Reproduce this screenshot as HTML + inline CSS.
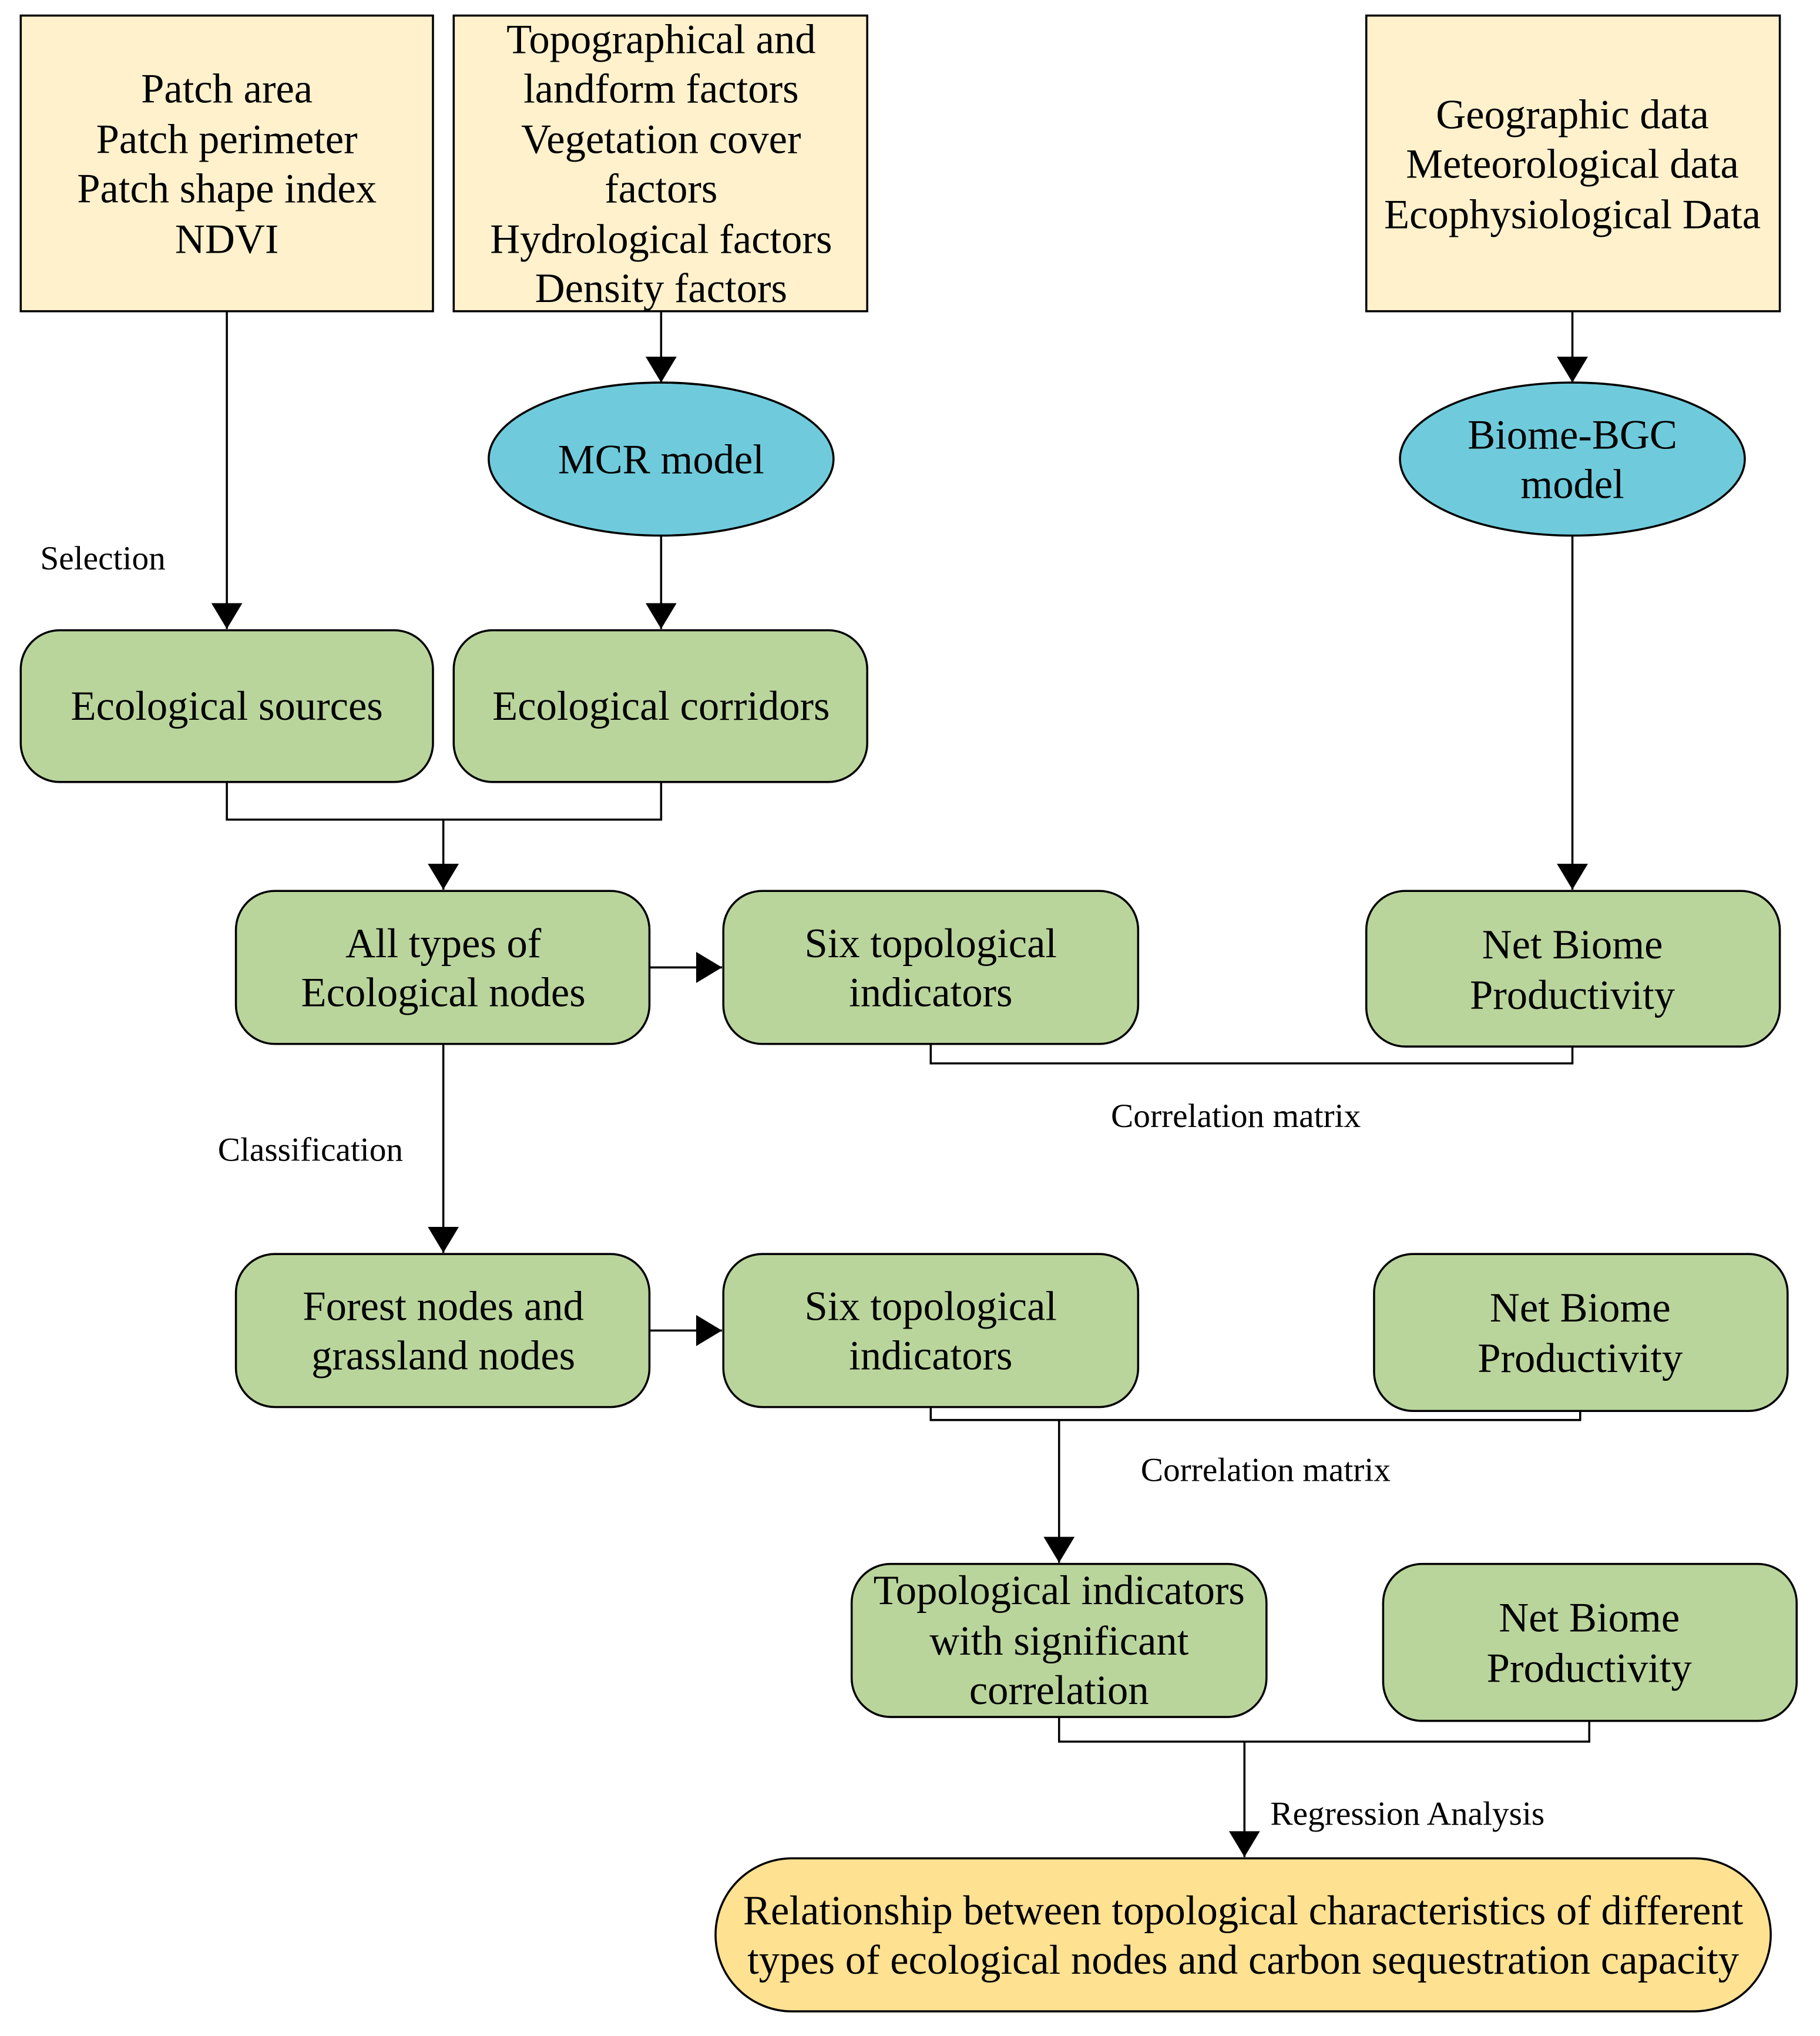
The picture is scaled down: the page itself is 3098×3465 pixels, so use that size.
<!DOCTYPE html>
<html><head><meta charset="utf-8"><style>
html,body{margin:0;padding:0;background:#fff;}
svg{display:block;}
text{font-family:"Liberation Serif",serif;fill:#000;}
.t{font-size:32px;text-anchor:middle;}
.l{font-size:26px;}
.b{stroke:#000;stroke-width:1.6;}
.c{fill:none;stroke:#000;stroke-width:1.6;}
</style></head><body>
<svg width="3098" height="3465" viewBox="0 0 1404 1570" preserveAspectRatio="none" xmlns="http://www.w3.org/2000/svg">
<defs>
<marker id="ah" viewBox="0 0 20 24" refX="20" refY="12" markerWidth="20" markerHeight="24" orient="auto" markerUnits="userSpaceOnUse"><path d="M0,0 L20,12 L0,24 z" fill="#000"/></marker></defs>

<rect x="16" y="12" width="318" height="228" fill="#FFF1CC" class="b"/>
<text class="t" x="175" y="79">Patch area</text>
<text class="t" x="175" y="118">Patch perimeter</text>
<text class="t" x="175" y="156">Patch shape index</text>
<text class="t" x="175" y="195">NDVI</text>

<rect x="350" y="12" width="319" height="228" fill="#FFF1CC" class="b"/>
<text class="t" x="510" y="41">Topographical and</text>
<text class="t" x="510" y="79">landform factors</text>
<text class="t" x="510" y="118">Vegetation cover</text>
<text class="t" x="510" y="156">factors</text>
<text class="t" x="510" y="195">Hydrological factors</text>
<text class="t" x="510" y="233">Density factors</text>

<rect x="1054" y="12" width="319" height="228" fill="#FFF1CC" class="b"/>
<text class="t" x="1213" y="99">Geographic data</text>
<text class="t" x="1213" y="137">Meteorological data</text>
<text class="t" x="1213" y="176">Ecophysiological Data</text>

<ellipse cx="510" cy="354" rx="133" ry="59" fill="#6FCBDC" class="b"/>
<text class="t" x="510" y="365">MCR model</text>
<ellipse cx="1213" cy="354" rx="133" ry="59" fill="#6FCBDC" class="b"/>
<text class="t" x="1213" y="346">Biome-BGC</text>
<text class="t" x="1213" y="384">model</text>

<line x1="175" y1="240" x2="175" y2="485" class="c" marker-end="url(#ah)"/>
<line x1="510" y1="240" x2="510" y2="295" class="c" marker-end="url(#ah)"/>
<line x1="510" y1="413" x2="510" y2="485" class="c" marker-end="url(#ah)"/>
<line x1="1213" y1="240" x2="1213" y2="295" class="c" marker-end="url(#ah)"/>
<line x1="1213" y1="413" x2="1213" y2="686" class="c" marker-end="url(#ah)"/>
<text class="l" x="31" y="439">Selection</text>

<rect x="16" y="486" width="318" height="117" rx="30" fill="#BAD59C" class="b"/>
<text class="t" x="175" y="555">Ecological sources</text>
<rect x="350" y="486" width="319" height="117" rx="30" fill="#BAD59C" class="b"/>
<text class="t" x="510" y="555">Ecological corridors</text>
<path d="M175,603 V632 H510 V603" class="c"/>
<line x1="342" y1="632" x2="342" y2="686" class="c" marker-end="url(#ah)"/>

<rect x="182" y="687" width="319" height="118" rx="30" fill="#BAD59C" class="b"/>
<text class="t" x="342" y="738">All types of</text>
<text class="t" x="342" y="776">Ecological nodes</text>
<line x1="501" y1="746" x2="557" y2="746" class="c" marker-end="url(#ah)"/>
<rect x="558" y="687" width="320" height="118" rx="30" fill="#BAD59C" class="b"/>
<text class="t" x="718" y="738">Six topological</text>
<text class="t" x="718" y="776">indicators</text>
<rect x="1054" y="687" width="319" height="120" rx="30" fill="#BAD59C" class="b"/>
<text class="t" x="1213" y="739">Net Biome</text>
<text class="t" x="1213" y="778">Productivity</text>
<path d="M718,805 V820 H1213 V807" class="c"/>
<text class="l" x="857" y="869">Correlation matrix</text>
<text class="l" x="168" y="895">Classification</text>
<line x1="342" y1="805" x2="342" y2="966" class="c" marker-end="url(#ah)"/>

<rect x="182" y="967" width="319" height="118" rx="30" fill="#BAD59C" class="b"/>
<text class="t" x="342" y="1018">Forest nodes and</text>
<text class="t" x="342" y="1056">grassland nodes</text>
<line x1="501" y1="1026" x2="557" y2="1026" class="c" marker-end="url(#ah)"/>
<rect x="558" y="967" width="320" height="118" rx="30" fill="#BAD59C" class="b"/>
<text class="t" x="718" y="1018">Six topological</text>
<text class="t" x="718" y="1056">indicators</text>
<rect x="1060" y="967" width="319" height="121" rx="30" fill="#BAD59C" class="b"/>
<text class="t" x="1219" y="1019">Net Biome</text>
<text class="t" x="1219" y="1058">Productivity</text>
<path d="M718,1085 V1095 H1219 V1088" class="c"/>
<line x1="817" y1="1095" x2="817" y2="1205" class="c" marker-end="url(#ah)"/>
<text class="l" x="880" y="1142">Correlation matrix</text>

<rect x="657" y="1206" width="320" height="118" rx="30" fill="#BAD59C" class="b"/>
<text class="t" x="817" y="1237">Topological indicators</text>
<text class="t" x="817" y="1276">with significant</text>
<text class="t" x="817" y="1314">correlation</text>
<rect x="1067" y="1206" width="319" height="121" rx="30" fill="#BAD59C" class="b"/>
<text class="t" x="1226" y="1258">Net Biome</text>
<text class="t" x="1226" y="1297">Productivity</text>
<path d="M817,1324 V1343 H1226 V1327" class="c"/>
<line x1="960" y1="1343" x2="960" y2="1432" class="c" marker-end="url(#ah)"/>
<text class="l" x="980" y="1407">Regression Analysis</text>

<rect x="552" y="1433" width="814" height="118" rx="59" fill="#FFE192" class="b"/>
<text class="t" x="959" y="1484">Relationship between topological characteristics of different</text>
<text class="t" x="959" y="1522">types of ecological nodes and carbon sequestration capacity</text>
</svg>
</body></html>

> _Short problem_:
Transcribe the material exactly, keeping every word and none of the pictures.

> _Exercise output_:
Reproduce this screenshot as HTML + inline CSS.
The picture is scaled down: the page itself is 3098×3465 pixels, so use that size.
<!DOCTYPE html>
<html><head><meta charset="utf-8"><style>
html,body{margin:0;padding:0;background:#fff;}
svg{display:block;}
text{font-family:"Liberation Serif",serif;fill:#000;}
.t{font-size:32px;text-anchor:middle;}
.l{font-size:26px;}
.b{stroke:#000;stroke-width:1.6;}
.c{fill:none;stroke:#000;stroke-width:1.6;}
</style></head><body>
<svg width="3098" height="3465" viewBox="0 0 1404 1570" preserveAspectRatio="none" xmlns="http://www.w3.org/2000/svg">
<defs>
<marker id="ah" viewBox="0 0 20 24" refX="20" refY="12" markerWidth="20" markerHeight="24" orient="auto" markerUnits="userSpaceOnUse"><path d="M0,0 L20,12 L0,24 z" fill="#000"/></marker></defs>

<rect x="16" y="12" width="318" height="228" fill="#FFF1CC" class="b"/>
<text class="t" x="175" y="79">Patch area</text>
<text class="t" x="175" y="118">Patch perimeter</text>
<text class="t" x="175" y="156">Patch shape index</text>
<text class="t" x="175" y="195">NDVI</text>

<rect x="350" y="12" width="319" height="228" fill="#FFF1CC" class="b"/>
<text class="t" x="510" y="41">Topographical and</text>
<text class="t" x="510" y="79">landform factors</text>
<text class="t" x="510" y="118">Vegetation cover</text>
<text class="t" x="510" y="156">factors</text>
<text class="t" x="510" y="195">Hydrological factors</text>
<text class="t" x="510" y="233">Density factors</text>

<rect x="1054" y="12" width="319" height="228" fill="#FFF1CC" class="b"/>
<text class="t" x="1213" y="99">Geographic data</text>
<text class="t" x="1213" y="137">Meteorological data</text>
<text class="t" x="1213" y="176">Ecophysiological Data</text>

<ellipse cx="510" cy="354" rx="133" ry="59" fill="#6FCBDC" class="b"/>
<text class="t" x="510" y="365">MCR model</text>
<ellipse cx="1213" cy="354" rx="133" ry="59" fill="#6FCBDC" class="b"/>
<text class="t" x="1213" y="346">Biome-BGC</text>
<text class="t" x="1213" y="384">model</text>

<line x1="175" y1="240" x2="175" y2="485" class="c" marker-end="url(#ah)"/>
<line x1="510" y1="240" x2="510" y2="295" class="c" marker-end="url(#ah)"/>
<line x1="510" y1="413" x2="510" y2="485" class="c" marker-end="url(#ah)"/>
<line x1="1213" y1="240" x2="1213" y2="295" class="c" marker-end="url(#ah)"/>
<line x1="1213" y1="413" x2="1213" y2="686" class="c" marker-end="url(#ah)"/>
<text class="l" x="31" y="439">Selection</text>

<rect x="16" y="486" width="318" height="117" rx="30" fill="#BAD59C" class="b"/>
<text class="t" x="175" y="555">Ecological sources</text>
<rect x="350" y="486" width="319" height="117" rx="30" fill="#BAD59C" class="b"/>
<text class="t" x="510" y="555">Ecological corridors</text>
<path d="M175,603 V632 H510 V603" class="c"/>
<line x1="342" y1="632" x2="342" y2="686" class="c" marker-end="url(#ah)"/>

<rect x="182" y="687" width="319" height="118" rx="30" fill="#BAD59C" class="b"/>
<text class="t" x="342" y="738">All types of</text>
<text class="t" x="342" y="776">Ecological nodes</text>
<line x1="501" y1="746" x2="557" y2="746" class="c" marker-end="url(#ah)"/>
<rect x="558" y="687" width="320" height="118" rx="30" fill="#BAD59C" class="b"/>
<text class="t" x="718" y="738">Six topological</text>
<text class="t" x="718" y="776">indicators</text>
<rect x="1054" y="687" width="319" height="120" rx="30" fill="#BAD59C" class="b"/>
<text class="t" x="1213" y="739">Net Biome</text>
<text class="t" x="1213" y="778">Productivity</text>
<path d="M718,805 V820 H1213 V807" class="c"/>
<text class="l" x="857" y="869">Correlation matrix</text>
<text class="l" x="168" y="895">Classification</text>
<line x1="342" y1="805" x2="342" y2="966" class="c" marker-end="url(#ah)"/>

<rect x="182" y="967" width="319" height="118" rx="30" fill="#BAD59C" class="b"/>
<text class="t" x="342" y="1018">Forest nodes and</text>
<text class="t" x="342" y="1056">grassland nodes</text>
<line x1="501" y1="1026" x2="557" y2="1026" class="c" marker-end="url(#ah)"/>
<rect x="558" y="967" width="320" height="118" rx="30" fill="#BAD59C" class="b"/>
<text class="t" x="718" y="1018">Six topological</text>
<text class="t" x="718" y="1056">indicators</text>
<rect x="1060" y="967" width="319" height="121" rx="30" fill="#BAD59C" class="b"/>
<text class="t" x="1219" y="1019">Net Biome</text>
<text class="t" x="1219" y="1058">Productivity</text>
<path d="M718,1085 V1095 H1219 V1088" class="c"/>
<line x1="817" y1="1095" x2="817" y2="1205" class="c" marker-end="url(#ah)"/>
<text class="l" x="880" y="1142">Correlation matrix</text>

<rect x="657" y="1206" width="320" height="118" rx="30" fill="#BAD59C" class="b"/>
<text class="t" x="817" y="1237">Topological indicators</text>
<text class="t" x="817" y="1276">with significant</text>
<text class="t" x="817" y="1314">correlation</text>
<rect x="1067" y="1206" width="319" height="121" rx="30" fill="#BAD59C" class="b"/>
<text class="t" x="1226" y="1258">Net Biome</text>
<text class="t" x="1226" y="1297">Productivity</text>
<path d="M817,1324 V1343 H1226 V1327" class="c"/>
<line x1="960" y1="1343" x2="960" y2="1432" class="c" marker-end="url(#ah)"/>
<text class="l" x="980" y="1407">Regression Analysis</text>

<rect x="552" y="1433" width="814" height="118" rx="59" fill="#FFE192" class="b"/>
<text class="t" x="959" y="1484">Relationship between topological characteristics of different</text>
<text class="t" x="959" y="1522">types of ecological nodes and carbon sequestration capacity</text>
</svg>
</body></html>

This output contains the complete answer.